For those interested in the process of peer review, take a look at this interesting article.
For those not familiar with the concept of "peer review," here's a short explanation. Scientific journals will not publish a paper until it has been critically scrutinized by other scientists (usually two or three) who are experts on its subject. In this process, called peer review, the reviewers’ job is to look for any errors or weaknesses – in data used, calculations, experimental methods, or interpretation of results – that might cast doubt on the conclusions of the paper. The process is usually anonymous, so reviewers are free to give their honest professional opinion without fear of embarrassment or retribution.
Peer review is one of the cornerstones of modern science. And succeeding at peer review counts for everything in a scientific career. For scientific work to attract attention and respect, it has to be published in peer-reviewed journals. Proposals for research funding must also go through peer review. For scientists to get and keep jobs and achieve all other forms of professional reward and status, they must succeed at getting their work through peer review.
Because of its central place in science, I'm quite skeptical that non-peer-reviewed journals will be successful. It seems like likely that non-peer-reviewed journal publications will simply not count the same as peer-reviewed publications for things that matter, like tenure decisions, and that people will not publish first-rate work there.

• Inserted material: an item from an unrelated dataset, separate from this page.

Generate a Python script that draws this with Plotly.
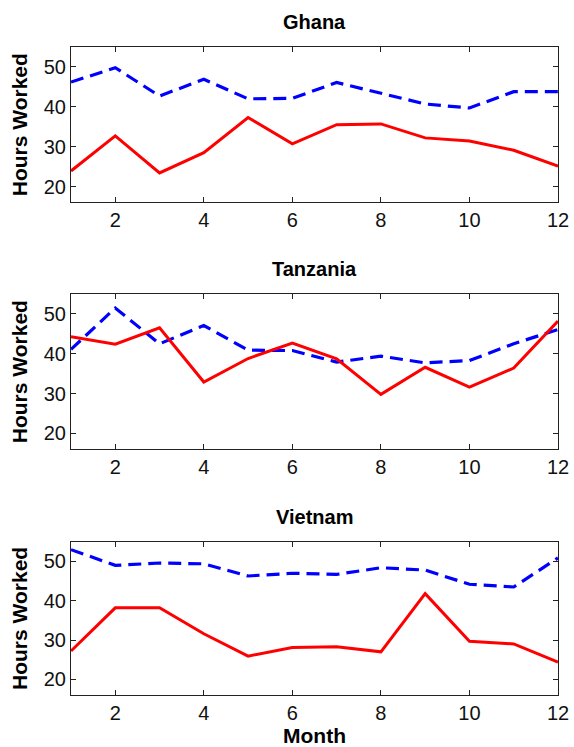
import plotly.graph_objects as go

months = list(range(1, 13))
countries = ["Ghana", "Tanzania", "Vietnam"]

ghana_dashed = [46.2, 49.8, 42.7, 46.9, 42.0, 42.1, 46.1, 43.5, 40.7, 39.7, 43.8, 43.8]
ghana_solid = [23.9, 32.7, 23.4, 28.5, 37.3, 30.7, 35.5, 35.7, 32.2, 31.4, 29.1, 25.1]

tanzania_dashed = [41.1, 51.5, 42.5, 47.1, 40.9, 40.8, 37.9, 39.4, 37.7, 38.3, 42.5, 46.1]
tanzania_solid = [44.3, 42.4, 46.5, 32.9, 38.8, 42.7, 38.7, 29.8, 36.6, 31.6, 36.4, 48.2]

vietnam_dashed = [53.0, 49.0, 49.6, 49.4, 46.3, 47.0, 46.7, 48.4, 47.8, 44.2, 43.5, 50.9]
vietnam_solid = [27.2, 38.2, 38.2, 31.6, 25.9, 28.1, 28.3, 27.0, 41.8, 29.7, 29.0, 24.4]

x_ticks = [2, 4, 6, 8, 10, 12]
y_ticks = [20, 30, 40, 50]

series = [(ghana_dashed, ghana_solid), (tanzania_dashed, tanzania_solid), (vietnam_dashed, vietnam_solid)]
domains = [[0.7601, 1.0], [0.3793, 0.6187], [0.0, 0.2364]]
title_y = [1.0386, 0.6573, 0.2749]

fig = go.Figure()
font_family = "Liberation Sans, Arial, sans-serif"

for i, (dashed, solid) in enumerate(series):
    n = i + 1
    xa = "x" if n == 1 else f"x{n}"
    ya = "y" if n == 1 else f"y{n}"
    fig.add_trace(go.Scatter(x=months, y=dashed, mode="lines", xaxis=xa, yaxis=ya,
                             line=dict(color="#0000FF", width=3.2, dash="13px,7px"), showlegend=False))
    fig.add_trace(go.Scatter(x=months, y=solid, mode="lines", xaxis=xa, yaxis=ya,
                             line=dict(color="#FF0000", width=3), showlegend=False))
    axis_common = dict(showline=True, linecolor="#222222", linewidth=1, mirror="ticks",
                       ticks="inside", ticklen=5, tickcolor="#222222", showgrid=False, zeroline=False,
                       automargin=False,
                       tickfont=dict(family=font_family, size=20, color="#111111"))
    xkey = "xaxis" if n == 1 else f"xaxis{n}"
    ykey = "yaxis" if n == 1 else f"yaxis{n}"
    xdict = dict(axis_common, range=[1, 12], tickvals=x_ticks, anchor=ya, domain=[0, 1])
    if n == 3:
        xdict["title"] = dict(text="<b>Month</b>", font=dict(family=font_family, size=21, color="#000000"), standoff=0)
    ydict = dict(axis_common, range=[16, 55], tickvals=y_ticks, anchor=xa, domain=domains[i],
                 title=dict(text="<b>Hours Worked</b>", font=dict(family=font_family, size=21, color="#000000"), standoff=10))
    fig.update_layout({xkey: xdict, ykey: ydict})
    fig.add_annotation(text=f"<b>{countries[i]}</b>", x=0.5, y=title_y[i], xref="paper", yref="paper",
                       showarrow=False, xanchor="center", yanchor="middle",
                       font=dict(family=font_family, size=20, color="#000000"))

fig.update_layout(width=574, height=747, margin=dict(l=70.7, r=15.7, t=46.7, b=51.7),
                  plot_bgcolor="white", paper_bgcolor="white")

fig.write_html("out.html", config={"displayModeBar": False},
               post_script="document.body.style.margin='0';document.body.style.overflow='hidden';")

Rather, it will be second-rate work that has been rejected from peer-reviewed journals that will end up in the non-peer-reviewed literature.
One of the complaints against peer review is that good science is sometimes held up or even rejected by stubborn or biased reviewers, thus hurting both the authors and the scientific community. My experience is that this is rarely a real problem: if your paper gets rejected by one journal, you can always submit it to another. And an author can always request that a particular person (or two) not serve as peer reviewer. If a paper gets rejected by several groups of reviewers picked by several journals, then it probably doesn't deserve to be published anywhere.
In addition, implementing a non-peer-reviewed journal simply trades one problem for another. While legitimate science might sometimes be delayed or rejected by peer review, a lot of really bad science is correctly filtered by peer review. By eliminating peer review, you will unleash all of the bad science on the community. This seems to me to be a bad idea.
In any event, it looks like the experiment is going to be run, so we'll all see how this turns out.